Create new root CA, ssh to machine, remove old certs, re-add machine to Puppet, sign the new CSR on Puppet master, then it will download new root.

Very simple operation... if you have working SSH access with root. If they don't, well...

If you don't have ssh access with root, hopefully you have access to something like the underlying hypervisor, to do the equivalent of "sudo xl console vmname" on a xen dom0 to get what is logically the same as a physical serial tty (or local vga+keyboard) console on the domU machine.

Or the VMware esxi emulated graphical console, etc.

Or if it's a bunch of bare metal machines, hopefully someone old-school in the organization thought to deploy 48/96-port rs232 console serial concentrators and wire them up to the db9 serial port on each physical server. And you didn't disable all local serial tty in your operating config.

To my knowledge all modern DCs have out-of-band networks for this sort of thing that provide serial access to the BMC chip, nothing old school about that.
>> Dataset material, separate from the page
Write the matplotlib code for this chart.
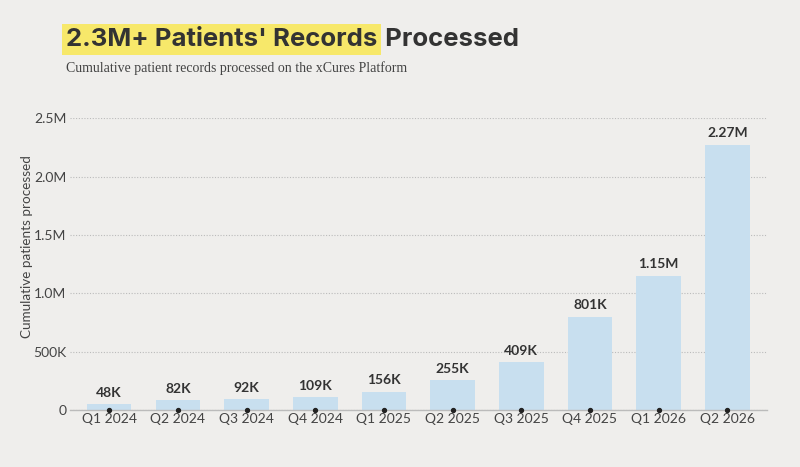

Old school is having to submit a ticket to Jerry in the DC to walk the crash cart down to box 55AE, hook up a serial console, run diagnostics, and attach the output back to the ticket. You only have to deal with Jerry occasionally now, usually when the BMC or power rails fail.
There's more than a few people who've decided the security risk of full console capable bmc is not acceptable - and if other fail over systems are engineered appropriately, not necessary at all. BMC/IPMI intentionally disabled/not connected to any network.

Anecdotally I have seen a number of low cost x86-64 pseudo blade setups similar to open compute platform design stuff which have no oob. If a unit fails it's pulled entirely and put in a work queue for someone to repair.

In both cases it's disruptive event as you have to reboot the machine to get into rescue mode (as you don't need the password)
> Or if it's a bunch of bare metal machines, hopefully someone old-school in the organization thought to deploy 48/96-port rs232 console serial concentrators and wire them up to the db9 serial port on each physical server. And you didn't disable all local serial tty in your operating config.

In a hacker folklore story this would 100% be the solution. And for some reason they'd have to use an original VT100 that some greybeard had lovingly restored at home.

If they're in the cloud, it's pretty straightforward to re-mount the drive somewhere else and replace the SSH keys.
And if they have same template everywhere probably not even too hard to script.
Depends how disposable the individual servers are. I don't know specifics of the Twitter infra, but I would probably just issue a new cert and begin shooting and replacing the old servers. Hopefully the services are abstracted from the puppet cert and things like Redis and whatnot will safely reprovision and find their quorums.